Many pipe mills may not be familiar with a Crack Tip Opening Displacement (CTOD) requirement on the pipe seam weld, nor will they find easily relevant information in open literature. Influencing — and certainly not independent — factors are: welding parameters, base material and consumable selection. Out of these, the welding parameters such as heat input and cooling rate cannot be varied over a wide range during the pipe production, which means that the leverage is rather limited at the given welding process. The properties of the heat affected zone will be mainly affected by the base material, while the properties of the weld metal will be affected by both, base material and filler wire selection. In particular with respect to the weld metal properties it will be difficult to obtain general quantitative information. For example, a welding consumable supplier will readily provide the properties of the filler wires but would be unable to predict the changes caused by the dilution from any base material in the weld pool and specific welding procedures that may have been used.

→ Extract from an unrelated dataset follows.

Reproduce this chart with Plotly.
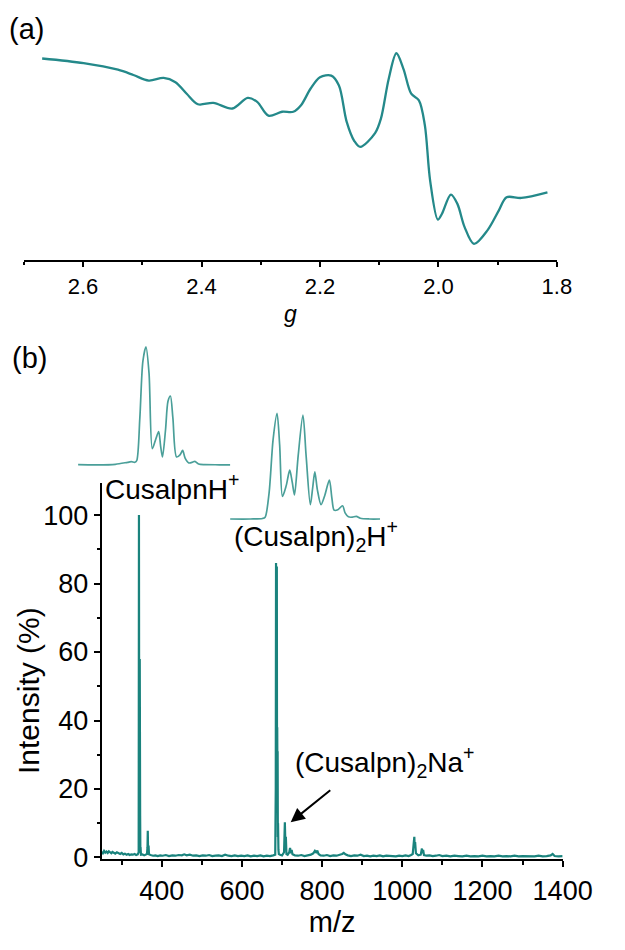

To support the pipe mills in the selection of the consumables for submerged arc welding, an experimental program was launched with the aim to provide recommendations on how to optimize CTOD toughness of the spiral weld seam. For this, a large number of welds were produced on 20 mm thick X70 coil samples, with eight different filler wire combinations, using a 2-wire (tandem) set-up for both the inside and outside weld. Welding parameters were kept constant. The welding program was applied to two different X70 steels to determine a potential influence of the micro-alloying elements, particularly Nb.
The results show clearly that a careful consumable selection is required for obtaining acceptable CTOD toughness in the weld metal. Ni-Mo and Ti-B additions to the weld metal are found to be beneficial with both steel concepts. Mo addition alone both to the ID and OD welds was clearly not a suitable selection.